Doctor Who Viewed Anew

One man journeying through 41 years of classic Doctor Who... with a few diversions along the way

Monday, July 24, 2006

City of Death

Somewhere out there, a one-eyed green scaled alien argues with his shipmates that if they try to fly their damaged ship they will all die. The order is given, and Scaroth hits the button, and the ship is blown to bits. Several million years later, the Doctor and Romana, on holiday in Paris in 1979, experience time slips that nobody else around them seems to notice. In attempting to continue with their holiday from running from the Black Guardian, the Time Lords uncover an attempt to steal the Mona Lisa from the Louvre and precious art treausres being sold to finance some dangerous experiments in time travel. It appears that Scaroth did not die with his ship but was splintered across time, and his various selves are working together to push mankind along in its development in an effort to create a time machine to avert the destruction of his people, the Jageroth. Masquerading as Count Scarlioni, Scaroth plans to steal the Mona Lisa and sell it and another six genuine copies to finance his work, and if he succeeds he may well avert the birth of life on Earth...

My friend Nina said it best when she reviewed City of Death for a fanzine called Chameleon Circuit; she pointed out that this being the first time Doctor Who went abroad the production team made the most of the location in the city of Paris without being gratuitous. And you just know she was being sarcastic. The Doctor and Romana stroll past almost every famous landmark there is in the city, manage their way across busy traffic, and take the Metropolitan for a long ride in episode one, spending about seven out of twenty three minutes looking like tourists. Fantastic.

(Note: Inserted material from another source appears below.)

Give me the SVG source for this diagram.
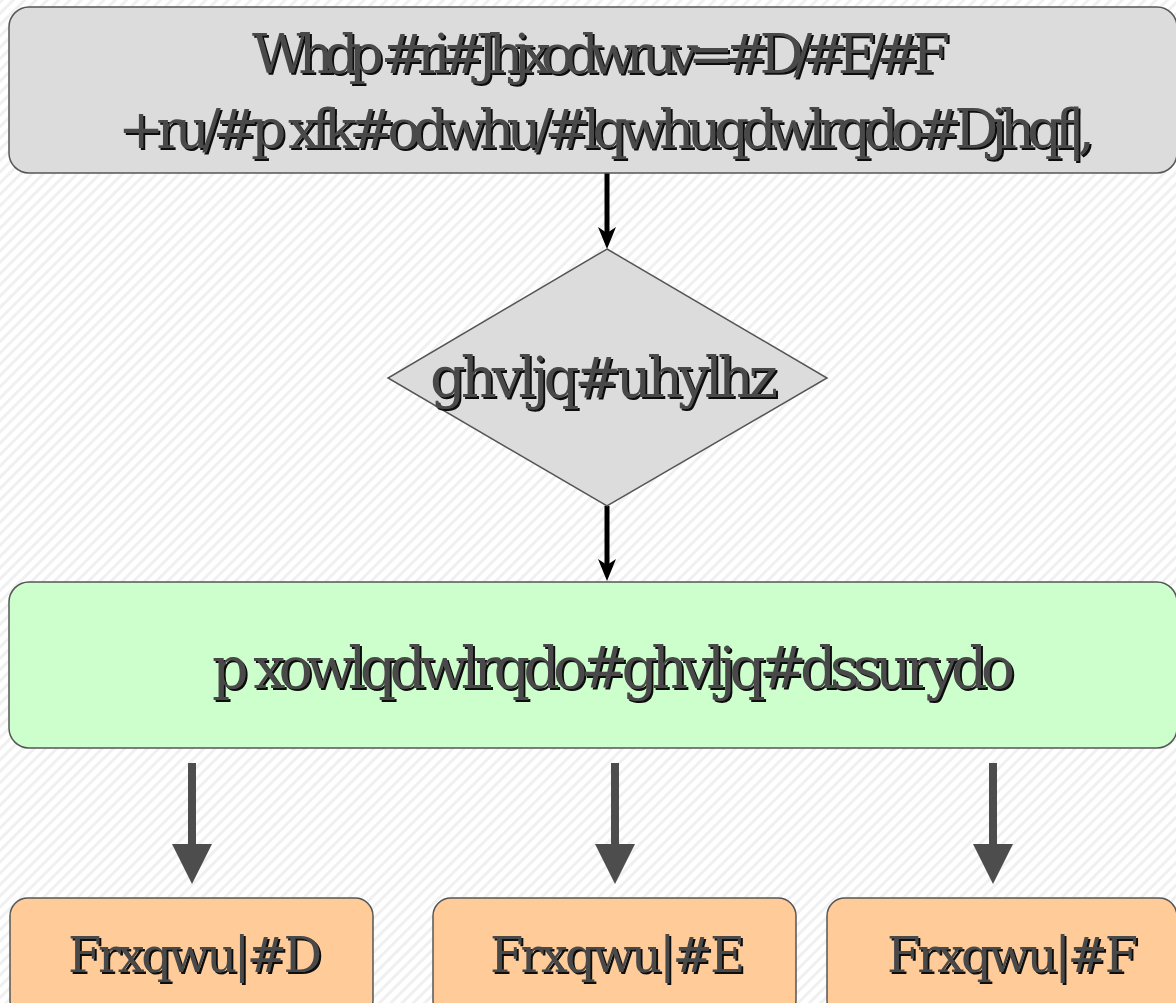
<svg xmlns="http://www.w3.org/2000/svg" width="1176" height="1003" viewBox="0 0 1176 1003">
  <defs>
    <pattern id="stripes" patternUnits="userSpaceOnUse" width="8" height="8" patternTransform="rotate(45)">
      <rect width="8" height="8" fill="#ffffff"/>
      <rect width="3" height="8" fill="#f0f0f0"/>
    </pattern>
    <filter id="shadow" x="-5%" y="-20%" width="110%" height="140%">
      <feOffset in="SourceAlpha" dx="2" dy="2" result="off"/>
      <feFlood flood-color="#111111"/>
      <feComposite in2="off" operator="in" result="sh"/>
      <feMerge>
        <feMergeNode in="sh"/>
        <feMergeNode in="SourceGraphic"/>
      </feMerge>
    </filter>
  </defs>
  <style>
    .box { stroke: #555555; stroke-width: 1.5; }
    .grey { fill: #dcdcdc; }
    .green { fill: #ccffcc; }
    .orange { fill: #ffcc99; }
    .lbl { fill: #4a4a4a; filter: url(#shadow); font-family: "DejaVu Serif", "Liberation Serif", serif; }
    .flow { stroke: #000; stroke-width: 5; fill: none; }
    .fan { stroke: #4d4d4d; stroke-width: 8; fill: none; }
    .fanhead { fill: #4d4d4d; }
  </style>

  <rect width="1176" height="1003" fill="url(#stripes)"/>

  <g id="connectors">
    <line class="flow" x1="607" y1="173" x2="607" y2="236"/>
    <path d="M598,227 L607,233 L616,227 L607,249 Z" fill="#000"/>
    <line class="flow" x1="607" y1="506" x2="607" y2="568"/>
    <path d="M598,559 L607,565 L616,559 L607,581 Z" fill="#000"/>

    <line class="fan" x1="192" y1="763" x2="192" y2="846"/>
    <path class="fanhead" d="M172,844 L212,844 L192,884 Z"/>
    <line class="fan" x1="615" y1="763" x2="615" y2="846"/>
    <path class="fanhead" d="M595,844 L635,844 L615,884 Z"/>
    <line class="fan" x1="993" y1="763" x2="993" y2="846"/>
    <path class="fanhead" d="M973,844 L1013,844 L993,884 Z"/>
  </g>

  <g id="team">
    <rect class="box grey" x="9" y="7" width="1168" height="166" rx="20"/>
    <text class="lbl" x="252" y="73" font-size="55" textLength="698" lengthAdjust="spacing">Whdp #ri#Jhjxodwruv=#D/#E/#F</text>
    <text class="lbl" x="118" y="148" font-size="55" textLength="977" lengthAdjust="spacing">+ru/#p xfk#odwhu/#lqwhuqdwlrqdo#Djhqf|,</text>
  </g>

  <g id="review">
    <polygon class="box grey" points="607,249 827,378 607,506 388,378"/>
    <text class="lbl" x="430" y="397" font-size="56" textLength="348" lengthAdjust="spacing">ghvljq#uhylhz</text>
  </g>

  <g id="approval">
    <rect class="box green" x="9" y="582" width="1168" height="166" rx="20"/>
    <text class="lbl" x="212" y="688" font-size="57" textLength="803" lengthAdjust="spacing">p xowlqdwlrqdo#ghvljq#dssurydo</text>
  </g>

  <g id="countryA">
    <rect class="box orange" x="10" y="898" width="363" height="120" rx="18"/>
    <text class="lbl" x="68" y="972" font-size="48" textLength="254" lengthAdjust="spacing">Frxqwu|#D</text>
  </g>
  <g id="countryB">
    <rect class="box orange" x="433" y="898" width="363" height="120" rx="18"/>
    <text class="lbl" x="490" y="972" font-size="48" textLength="255" lengthAdjust="spacing">Frxqwu|#E</text>
  </g>
  <g id="countryC">
    <rect class="box orange" x="827" y="898" width="350" height="120" rx="18"/>
    <text class="lbl" x="887" y="972" font-size="48" textLength="251" lengthAdjust="spacing">Frxqwu|#F</text>
  </g>
</svg>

The cast is stellar. Lalla Ward has become the new Romana with the same ease that Tom Baker himself became the Doctor a few years earlier, and with K9 stuck in the TARDIS as he would be a problem in modern day Paris, they are partnered with shades of Harry Sullivan bumbling private investigator Duggan. On the opposite side of the players we have the delightfully elegant and smooth Scarlioni/Scaroth, his clueless wife (what kind of fool marries an alien and never notices he acts a bit strange?), their butler Hermann, an assortment of goons, clueless cafe patrons, and the confused yet brilliant Professor Herenzki. What an ensemble. I often wondered what exactly made this one work so well without Daleks or Cybermen, but it was one of the highest rated episodes ever, a fun romp in a season which, on the whole, would come up short by previous standards. A lot of the failings for the season would be blamed on Douglas Adams, a brilliant writer who many say was out of his elemtn as script editor for the season as he added perhaps too much of his own humour to the episodes he handled. I'm not sure if that's quite it, but the people doing the interviews on the special DVD release seem to think that's it, the treacherous lot.

Sharp-eyed viewers will spot John Cleese in his ony cameo on the series as a pretentious art critic hanging out in a Parisian gallery trying to impress the equally splendid Elanor Bron (her first of three roles in the series) by analysing the artistic merits of a police box. Exquisite. Absolutely exquisite.